Silver brazing is an art, but you can learn it. All the hints so far in this thread are good. You can do this...

It's just a matter of clean metal, not too much heat, use good products (Harris), and get it hot enough to flow but never so hot that the metal is scorched (forms an oxide coating). If it gets too hot just scape it clean and start over. The flux itself is painted onto the cold clean joint and can sit that way for a long time while you get everything set up. Then when you add heat, you will see that the flux will melt and flow a clear coating like frothy liquid glass. That tells you that the metal temperature is almost hot enough to add the silver wire. Sometimes I put tiny cut off pieces of the silver wire right in the flux on the joint. If they stay in position as the flux bubbles, they often become the very best indication of when to add more wire. Sometimes the little pieces are enough by themselves.

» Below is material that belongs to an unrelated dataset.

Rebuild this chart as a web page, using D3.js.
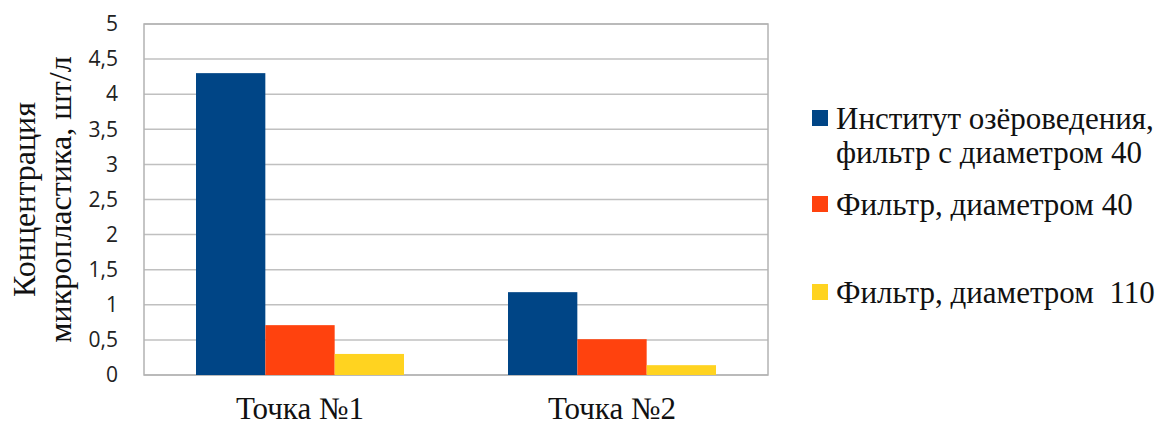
<!DOCTYPE html>
<html lang="ru">
<head>
<meta charset="utf-8">
<title>Концентрация микропластика</title>
<script src="https://cdn.jsdelivr.net/npm/d3@7"></script>
<style>
  body { margin: 0; background: #fff; }
  .sans { font-family: "Open Sans", "Liberation Sans", sans-serif; }
  .serif { font-family: "Liberation Serif", "Times New Roman", Times, serif; }
</style>
</head>
<body>
<div id="chart"></div>
<script>
// data
const points = ["Точка №1", "Точка №2"];
const seriesNames = ["Институт озёроведения,|фильтр с диаметром 40", "Фильтр, диаметром 40", "Фильтр, диаметром  110"];
const inst40 = [4.3, 1.18];
const filter40 = [0.71, 0.51];
const filter110 = [0.3, 0.14];
const yTicks = [0, 0.5, 1, 1.5, 2, 2.5, 3, 3.5, 4, 4.5, 5];
const colors = ["#004586", "#ff420e", "#ffd320"];

const seriesVals = [inst40, filter40, filter110];

const W = 1167, H = 426;
const margin = {top: 24, right: 399, bottom: 51, left: 144};
const w = W - margin.left - margin.right;
const h = H - margin.top - margin.bottom;

const svg = d3.select("#chart").append("svg")
  .attr("width", W)
  .attr("height", H);

const g = svg.append("g")
  .attr("transform", "translate(" + margin.left + "," + margin.top + ")");

const x0 = d3.scaleBand().domain(points).range([0, w]).paddingInner(1 / 3).paddingOuter(1 / 6);
const x1 = d3.scaleBand().domain(d3.range(seriesVals.length)).range([0, x0.bandwidth()]);
const y = d3.scaleLinear().domain([0, 5]).range([h, 0]);

// gridlines
g.append("g")
  .selectAll("line")
  .data(yTicks)
  .join("line")
    .attr("x1", 0).attr("x2", w)
    .attr("y1", d => y(d)).attr("y2", d => y(d))
    .attr("stroke", "#c0c0c0")
    .attr("stroke-width", 1.5);

// plot frame
g.append("rect")
  .attr("width", w).attr("height", h)
  .attr("fill", "none")
  .attr("stroke", "#b3b3b3")
  .attr("stroke-width", 1.5);

// bars
points.forEach((p, i) => {
  g.append("g")
    .selectAll("rect")
    .data(seriesVals.map((s, k) => ({k: k, v: s[i]})))
    .join("rect")
      .attr("x", d => x0(p) + x1(d.k))
      .attr("width", x1.bandwidth())
      .attr("y", d => y(d.v))
      .attr("height", d => h - y(d.v))
      .attr("fill", d => colors[d.k]);
});

// y axis
const yAxis = g.append("g")
  .call(d3.axisLeft(y).tickValues(yTicks).tickSize(0).tickPadding(26)
    .tickFormat(d => String(d).replace(".", ",")));
yAxis.select(".domain").remove();
yAxis.attr("font-family", null).attr("font-size", null);
yAxis.selectAll("text").attr("class", "sans").style("font-size", "21px").attr("fill", "#222");

// x axis labels
const xAxis = g.append("g")
  .attr("transform", "translate(0," + h + ")")
  .call(d3.axisBottom(x0).tickSize(0));
xAxis.select(".domain").remove();
xAxis.attr("font-family", null).attr("font-size", null);
xAxis.selectAll("text")
  .attr("class", "serif")
  .attr("y", 44)
  .attr("dy", null)
  .style("font-size", "31px")
  .attr("fill", "#111");

// axis title
const title = svg.append("text")
  .attr("class", "serif")
  .attr("transform", "translate(0," + (margin.top + h / 2) + ") rotate(-90)")
  .attr("text-anchor", "middle")
  .style("font-size", "32px")
  .attr("fill", "#111");
title.append("tspan").attr("x", 0).attr("y", 35).text("Концентрация");
title.append("tspan").attr("x", 0).attr("y", 71).text("микропластика, шт/л");

// legend
const legendY = [118, 204, 292];
const legend = svg.append("g")
  .attr("class", "serif")
  .style("font-size", "31px")
  .attr("fill", "#111");

seriesNames.forEach((name, i) => {
  const row = legend.append("g").attr("transform", "translate(812," + legendY[i] + ")");
  row.append("rect")
    .attr("x", 0).attr("y", -8)
    .attr("width", 16).attr("height", 16)
    .attr("fill", colors[i]);
  name.split("|").forEach((line, j) => {
    row.append("text")
      .attr("x", 24)
      .attr("y", 11 + j * 34)
      .style("white-space", "pre")
      .text(line);
  });
});
</script>
</body>
</html>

so watch your flux, the flux tells you when to add the wire. As the flux flows it cleans and coats the hot metal to protect the hot metal from forming an oxide. If the joint gets too hot, the flux will fail, all the colors will change as oxides form, and nothing will stick. Clean it all and try again,

Hot enough...but not too hot. Heat and clean metal are the secrets.
rScotty
 
   / brazing a hydraulic line #43  
When silver soldering/brazing the key to successful soldering is to heat the metal fast and let the metal melt the solder. The purpose of the flux it to clean the metal and keep oxygen away from the area to be soldered. Oxygen is kept away by the flux absorbing the oxygen. If the flux is kept hot too long it will absorb all the oxygen it can and then oxygen will get to the hot metal and oxidize it. Then the only fix is to remove ALL the burned flux and then sand or file the metal to remove all the oxides. If the metal is heated too slowly then the flux will be burned. So heat fast, don't heat the solder with the torch, don't let the torch flame touch the solder, and let the metal melt the solder. Just like when soldering copper pipe with plumbing solder.